Following the outbreak of the Second World War and the threat of German aerial bombardment, the caverns had been planned to have been used as a large air-raid shelter if bombing had occurred in the local area, but Buckinghamshire's rural geographical position meant that High Wycombe and surrounding towns were not an enemy target, and therefore the caves were not in use during this time.

During the late 1940s and early 1950s the caves were renovated and turned into a local visitor attraction by the late Sir Francis Dashwood (11th Baronet), who used the profit earned to refurbish the dilapidated West Wycombe Park.

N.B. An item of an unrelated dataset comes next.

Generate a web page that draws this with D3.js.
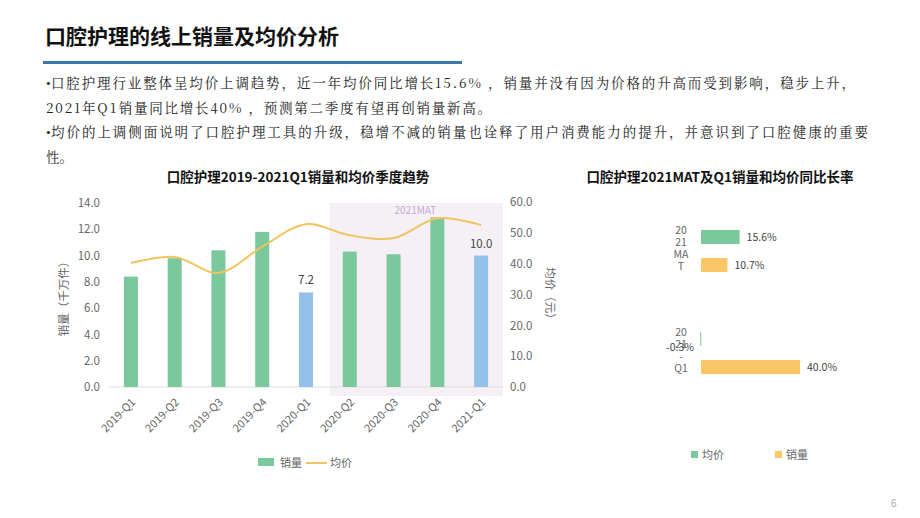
<!DOCTYPE html>
<html><head><meta charset="utf-8">
<script src="https://cdn.jsdelivr.net/npm/d3@7"></script>
<style>body{margin:0;background:#fff;font-family:"Noto Sans CJK SC",sans-serif;}</style>
</head><body><div id="container"></div>
<script>
/* DATA */
const quarters = ["2019-Q1","2019-Q2","2019-Q3","2019-Q4","2020-Q1","2020-Q2","2020-Q3","2020-Q4","2021-Q1"];
const sales = [8.4, 9.8, 10.4, 11.8, 7.2, 10.3, 10.1, 12.9, 10.0];
const price = [40.2, 42.2, 37.0, 45.5, 52.8, 49.2, 48.3, 54.7, 52.5];
const highlighted = ["2020-Q1","2021-Q1"];
const salesTicks = [0, 2, 4, 6, 8, 10, 12, 14];
const priceTicks = [0, 10, 20, 30, 40, 50, 60];
const rateCats = [["20","21","MA","T"], ["20","21","-","Q1"]];
const ratePrice = [15.6, -0.3];
const rateSales = [10.7, 40.0];
const bullets = [
  ["口腔护理行业整体呈均价上调趋势，近一年均价同比增长15.6% ，销量并没有因为价格的升高而受到影响，稳步上升，",
   "2021年Q1销量同比增长40% ，预测第二季度有望再创销量新高。"],
  ["均价的上调侧面说明了口腔护理工具的升级，稳增不减的销量也诠释了用户消费能力的提升，并意识到了口腔健康的重要",
   "性。"]
];
const bulletWidths = [[804, 445], [817, null]];

const width = 920, height = 518;
const green = "#7ac89b", blue = "#94c1ea", orange = "#fbc766", lineCol = "#f2c45e", grey = "#666";

const svg = d3.select("#container").append("svg").attr("width", width).attr("height", height);

// HEADER
svg.append("text").attr("x", 45).attr("y", 44).attr("font-size", 21).attr("font-weight", "bold")
  .attr("fill", "#111").text("口腔护理的线上销量及均价分析");
svg.append("rect").attr("x", 43).attr("y", 61).attr("width", 419).attr("height", 3).attr("fill", "#3d77a8");
let ly = 88;
bullets.forEach((b, bi) => {
  b.forEach((line, i) => {
    if (i === 0) svg.append("text").attr("x", 46).attr("y", ly).attr("font-size", 13.5).attr("fill", "#222")
      .attr("font-family", "'Liberation Serif',serif").text("•");
    const t = svg.append("text").attr("x", i === 0 ? 51 : 46).attr("y", ly).attr("font-size", 13.5).attr("fill", "#222")
      .attr("font-family", "'Noto Serif CJK SC','Noto Sans CJK SC',serif").text(line);
    if (bulletWidths[bi][i]) t.attr("textLength", bulletWidths[bi][i]).attr("lengthAdjust", "spacing");
    ly += 24.5;
  });
});
svg.append("text").attr("x", 891).attr("y", 507).attr("font-size", 10).attr("fill", "#aaa").text("6");

// LEFT CHART
svg.append("text").attr("x", 298).attr("y", 182).attr("text-anchor", "middle").attr("font-size", 13.5)
  .attr("font-weight", "bold").attr("fill", "#111").text("口腔护理2019-2021Q1销量和均价季度趋势");

const x = d3.scaleBand().domain(quarters).range([109, 503]).paddingInner(0.68).paddingOuter(0.34);
const yL = d3.scaleLinear().domain([0, 14]).range([387, 203]);
const yR = d3.scaleLinear().domain([0, 60]).range([387, 202]);

// MAT shade
svg.append("rect").attr("x", x("2020-Q2") - 13).attr("y", 203)
  .attr("width", x("2021-Q1") + x.bandwidth() + 15 - (x("2020-Q2") - 13)).attr("height", 193)
  .attr("fill", "#f4f0f6");
svg.append("text").attr("x", (x("2020-Q2") + x("2021-Q1") + x.bandwidth()) / 2).attr("y", 214)
  .attr("text-anchor", "middle").attr("font-size", 10).attr("fill", "#c9a9d3").text("2021MAT");

svg.append("line").attr("x1", 109).attr("x2", 503).attr("y1", yL(0)).attr("y2", yL(0)).attr("stroke", "#ddd");

svg.selectAll(".bar").data(quarters).join("rect")
  .attr("x", d => x(d)).attr("width", x.bandwidth())
  .attr("y", (d, i) => yL(sales[i])).attr("height", (d, i) => yL(0) - yL(sales[i]))
  .attr("fill", d => highlighted.includes(d) ? blue : green);

svg.selectAll(".lbl").data(quarters.filter(d => highlighted.includes(d))).join("text")
  .attr("x", d => x(d) + x.bandwidth() / 2).attr("y", d => yL(sales[quarters.indexOf(d)]) - 8)
  .attr("text-anchor", "middle").attr("font-size", 11.5).attr("fill", "#444")
  .text(d => sales[quarters.indexOf(d)].toFixed(1));

const lineGen = d3.line().curve(d3.curveCatmullRom)
  .x((d, i) => x(quarters[i]) + x.bandwidth() / 2).y(d => yR(d));
svg.append("path").attr("d", lineGen(price)).attr("fill", "none").attr("stroke", lineCol).attr("stroke-width", 2);

const axL = svg.append("g").attr("transform", "translate(104,0)")
  .call(d3.axisLeft(yL).tickValues(salesTicks).tickFormat(d3.format(".1f")).tickSize(0).tickPadding(4));
const axR = svg.append("g").attr("transform", "translate(508,0)")
  .call(d3.axisRight(yR).tickValues(priceTicks).tickFormat(d3.format(".1f")).tickSize(0).tickPadding(2));
[axL, axR].forEach(a => {
  a.select(".domain").remove();
  a.selectAll("text").attr("font-size", 11.5).attr("fill", grey).attr("font-family", "'Noto Sans CJK SC'");
});
const axB = svg.append("g").attr("transform", `translate(0,${yL(0) + 6})`)
  .call(d3.axisBottom(x).tickSize(0));
axB.select(".domain").remove();
axB.selectAll("text").attr("font-size", 11).attr("fill", grey).attr("text-anchor", "end")
  .attr("transform", "rotate(-45)").attr("dx", "-0.3em").attr("dy", "0.7em")
  .attr("font-family", "'Noto Sans CJK SC'");

svg.append("text").attr("transform", "translate(68,296) rotate(-90)").attr("text-anchor", "middle")
  .attr("font-size", 11.5).attr("fill", grey).text("销量（千万件）");
svg.append("text").attr("transform", "translate(546,296) rotate(90)").attr("text-anchor", "middle")
  .attr("font-size", 11.5).attr("fill", grey).text("均价（元）");

// left legend
svg.append("rect").attr("x", 258).attr("y", 458).attr("width", 16).attr("height", 8).attr("fill", green);
svg.append("text").attr("x", 280).attr("y", 467).attr("font-size", 11).attr("fill", grey).text("销量");
svg.append("line").attr("x1", 306).attr("x2", 327).attr("y1", 463).attr("y2", 463).attr("stroke", lineCol).attr("stroke-width", 2);
svg.append("text").attr("x", 330).attr("y", 467).attr("font-size", 11).attr("fill", grey).text("均价");

// RIGHT CHART
svg.append("text").attr("x", 720).attr("y", 182).attr("text-anchor", "middle").attr("font-size", 13.5)
  .attr("font-weight", "bold").attr("fill", "#111").text("口腔护理2021MAT及Q1销量和均价同比长率");

const xr = d3.scaleLinear().domain([0, 40]).range([701, 800]);
const rowY = [230, 332];
rateCats.forEach((cat, i) => {
  cat.forEach((t, j) => {
    svg.append("text").attr("x", 681).attr("y", rowY[i] + 4 + j * 12).attr("text-anchor", "middle")
      .attr("font-size", 10.5).attr("fill", grey).text(t);
  });
  const series = [[ratePrice[i], green, 0], [rateSales[i], orange, 28]];
  series.forEach(([v, c, off]) => {
    const x0 = xr(Math.min(0, v)), w = Math.max(Math.abs(xr(v) - xr(0)), 1);
    svg.append("rect").attr("x", x0).attr("y", rowY[i] + off).attr("width", w).attr("height", 14).attr("fill", c);
    svg.append("text").attr("x", v >= 0 ? xr(v) + 7 : xr(0) - 35).attr("y", rowY[i] + off + (v >= 0 ? 11 : 19))
      .attr("font-size", 10.5).attr("fill", "#444").text(v.toFixed(1) + "%");
  });
});
svg.append("rect").attr("x", 691).attr("y", 451).attr("width", 7).attr("height", 7).attr("fill", green);
svg.append("text").attr("x", 702).attr("y", 459).attr("font-size", 11).attr("fill", grey).text("均价");
svg.append("rect").attr("x", 775).attr("y", 451).attr("width", 7).attr("height", 7).attr("fill", orange);
svg.append("text").attr("x", 786).attr("y", 459).attr("font-size", 11).attr("fill", grey).text("销量");
</script></body></html>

West Wycombe Caves have received over 2 million visitors since their re-opening in 1951 and continue to be a popular attraction today.

Hauntings

The caves have been the source of abundant paranormal interest and many ghost stories. The two most common ghost stories surrounding the West Wycombe Caves are the two listed below;

Paul Whitehead

Paul Whitehead, a steward and secretary of the Hell Fire Club and close friend to Sir Francis Dashwood, had his heart placed in an elegant marble urn (at the sum of £50) in the Mausoleum by Sir Francis Dashwood, as his will requested. It occasionally was put on display to visitors but was allegedly stolen in 1829 by an Australian soldier. Legend holds that the ghost of Whitehead haunts West Wycombe Caves and Hill, searching for his heart. Numerous visitors and staff have reported seeing a man in alarmingly old-fashioned clothing wandering the passageways. When faced he is said to vanish into thin air.

The White Lady

Another well-attested local legend is the tale of Sukie, the White Lady. Legend holds that Sukie (an abbreviation of the name Susan) was a teenage maid at the local George and Dragon Inn during the late 18th century or early 19th century. The sixteen year-old girl was apparently by far the most appealing of the serving staff, and many local men vied for the girl's affections. But Sukie had ambitions to marry into society and rejected the advances from all her local admirers. She began dating a local aristocrat, with whom she was very much taken with, and one day a message, purported from her lover, was sent to Sukie at the tavern instructing her to meet him in the caves one night wearing her best white dress as a wedding gown. She arrived, in candlelight and in her white dress as was asked, only to find it was a cruel hoax planted by three village boys. The girl threw stones and rocks in fury at her laughing tormentors, but when one of the boys threw one back, the joke went horribly awry. She was knocked unconscious, and shocked at what they had done, the boys carried her back to her bed in the inn, but she died during the night. The caves and inn are reputed to be haunted by her ghost, and many staff and visitors have reported sighting a girl in a wedding dress wandering the passageways.

West Wycombe Caves on TV

In 2004 and 2007 West Wycombe Caves were visited by British and American paranormal reality TV shows Most Haunted and Ghost Hunters. The caves were also featured on Great British Ghosts in January 2012.